The assumption that the aggressive trade posturing was merely a negotiation tactic, just a means to strongarm China and other trading partners into more favourable deals, no longer holds. The events of the last few weeks, last few days especially, have proved that it is a whole lot more than just posturing.
The White House’s decision to escalate tariffs, double down on protectionism, and effectively abandon the stock market as a barometer of success has forced investors to reassess everything they thought they knew about this administration’s economic strategy. The result? A sharp pivot away from risk and into the safety of defensive assets.
Trump’s first term was defined by a near-obsessive focus on the stock market. Every record high in the S&P 500 was heralded as proof of his economic prowess. Market selloffs were met with carefully timed reassurances, tweets aimed at propping up investor confidence, and even pressure on the Federal Reserve to ease monetary policy.
That era is over.
The current administration is no longer prioritising market stability. Instead, the White House seems willing to tolerate – if not outright invite – market chaos in pursuit of broader ideological goals. Tariffs are no longer a negotiating tool; they are an end in themselves. And for markets, that changes everything.
The most immediate consequence has been volatility. Every rally is sold into, every moment of optimism crushed by another escalation in the trade war. Investors are not just worried about tariffs; they are deeply unsettled by the shifting global economic order.
The idea of a “transition period” – that markets will simply need time to adjust before stabilising – offers little comfort when the transition itself is undefined and chaotic. Businesses are finding it impossible to plan ahead, capital expenditure is stalling, and global supply chains are being rewired in real time. The uncertainty alone is proving enough to shake investor confidence to its core.
The most telling indicator of market sentiment is not just the selloff in risk assets but the rush into safe havens. Gold, the ultimate hedge against financial and political instability, has surged. The Swiss franc, historically a refuge during times of economic distress, has strengthened.
Meanwhile, defensive stocks—sectors like healthcare and consumer staples—have outperformed as investors seek shelter from the storm. This is the market’s reflection of growing geopolitical concerns and the realisation that increasing tensions will take a while to resolve.
This shift is not temporary. The market rotation away from high-beta, growth-sensitive stocks like technology and consumer discretionary and into defensive positioning suggests that investors are preparing for prolonged uncertainty. This is not just about tariffs. It is about a broader recalibration of global economic relationships, one that is fundamentally altering investment strategies.
The traditional “Trump trade” of buying US equities on tax cuts, deregulation, and economic stimulus has been replaced by a more cautious approach, one that prioritises capital preservation over speculation.
Compounding the issue is the Federal Reserve’s increasingly difficult position.

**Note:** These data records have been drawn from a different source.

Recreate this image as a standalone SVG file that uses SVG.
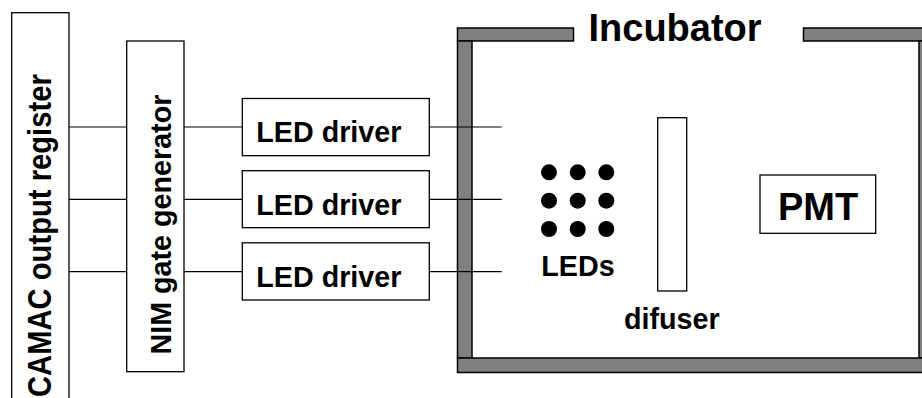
<svg xmlns="http://www.w3.org/2000/svg" width="922" height="398" viewBox="0 0 922 398">
<style>
.box{fill:#fff;stroke:#000;stroke-width:1.3}
.wall{fill:#808080;stroke:#000;stroke-width:1.5}
.wire{stroke:#000;stroke-width:1.2;fill:none}
.t{font-family:"Liberation Sans",Arial,Helvetica,sans-serif;font-weight:bold;fill:#000;font-size:28.7px}
</style>
<rect width="922" height="398" fill="#fff"/>
<g id="incubator">
<rect class="wall" x="457.5" y="28" width="116" height="13"/>
<rect class="wall" x="803.5" y="28" width="130" height="13"/>
<rect class="wall" x="457.5" y="41" width="14.5" height="317"/>
<rect class="wall" x="919" y="41" width="15" height="317"/>
<rect class="wall" x="457.5" y="358" width="476" height="14.5"/>
<text class="t" x="588.5" y="41" style="font-size:38px">Incubator</text>
</g>
<g id="camac">
<rect class="box" x="11.7" y="12.7" width="57.3" height="400"/>
<text class="t" transform="translate(50.5,397) rotate(-90) scale(1,1.12)" style="font-size:29.2px">CAMAC output register</text>
</g>
<g id="nim">
<rect class="box" x="126.7" y="41" width="57.3" height="330.7"/>
<text class="t" transform="translate(170.6,354.5) rotate(-90)">NIM gate generator</text>
</g>
<g id="driver1">
<rect class="box" x="242.3" y="98.5" width="187" height="57.2"/>
<text class="t" x="256.3" y="142.3">LED driver</text>
</g>
<g id="driver2">
<rect class="box" x="242.3" y="170.7" width="187" height="57"/>
<text class="t" x="256.3" y="214.6">LED driver</text>
</g>
<g id="driver3">
<rect class="box" x="242.3" y="242.8" width="187" height="57.2"/>
<text class="t" x="256.3" y="286.7">LED driver</text>
</g>
<g id="connectors">
<path class="wire" d="M69 127H126.7M184 127H242.3M429.3 127H501.7M69 199.3H126.7M184 199.3H242.3M429.3 199.3H501.7M69 271.7H126.7M184 271.7H242.3M429.3 271.7H501.7"/>
</g>
<g id="leds">
<circle cx="549" cy="172.3" r="8"/>
<circle cx="577.7" cy="172.3" r="8"/>
<circle cx="606.3" cy="172.3" r="8"/>
<circle cx="549" cy="200.7" r="8"/>
<circle cx="577.7" cy="200.7" r="8"/>
<circle cx="606.3" cy="200.7" r="8"/>
<circle cx="549" cy="229" r="8"/>
<circle cx="577.7" cy="229" r="8"/>
<circle cx="606.3" cy="229" r="8"/>
<text class="t" x="541.3" y="275.7">LEDs</text>
</g>
<g id="difuser">
<rect class="box" x="657.7" y="117.7" width="29" height="173.3"/>
<text class="t" x="624" y="329.3">difuser</text>
</g>
<g id="pmt">
<rect class="box" x="760" y="175" width="115.7" height="58.3"/>
<text class="t" x="818" y="220" text-anchor="middle" style="font-size:38px">PMT</text>
</g>
</svg>
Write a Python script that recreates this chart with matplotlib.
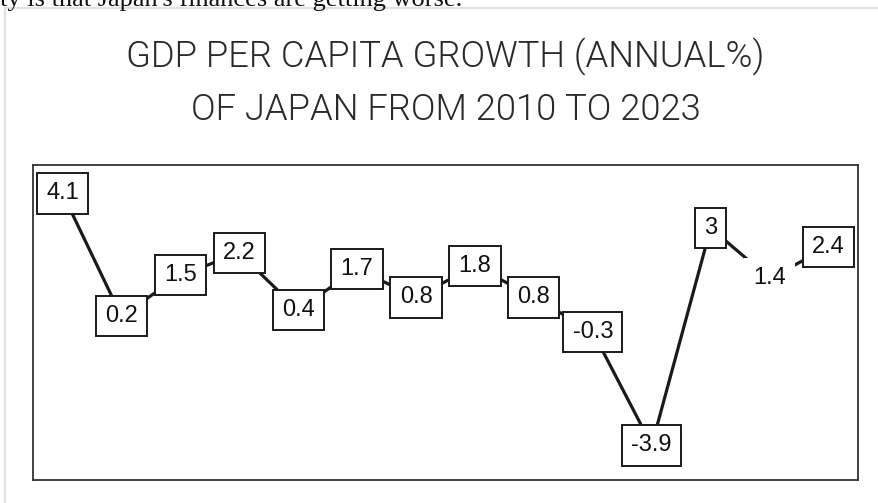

With inflation concerns rising due to higher import costs and supply chain disruptions, the Fed’s ability to cut rates aggressively to counteract market turmoil is constrained. This means that investors cannot count on monetary policy to provide the kind of cushion it did in previous downturns.
Instead, they are left navigating an environment where both fiscal and monetary policy are sources of uncertainty rather than stability.
The message from the market is clear: the old playbook does not apply, at last not for a while. Trump’s economic strategy has evolved from market-friendly to market-disruptive, and investors are adjusting accordingly. Those who once bet on Trump’s commitment to stock market performance are realising that his priorities have shifted. The trade war is not a sideshow; it is the main event.
And until the dust settles, risk assets will remain under pressure while safe havens continue to shine.
For investors, the lesson is simple—prepare for volatility, position defensively, and abandon any hope that this administration will step in to rescue the markets. The era of Trump using the stock market as a scorecard is over. What comes next is uncharted territory, and markets hate nothing more than the unknown.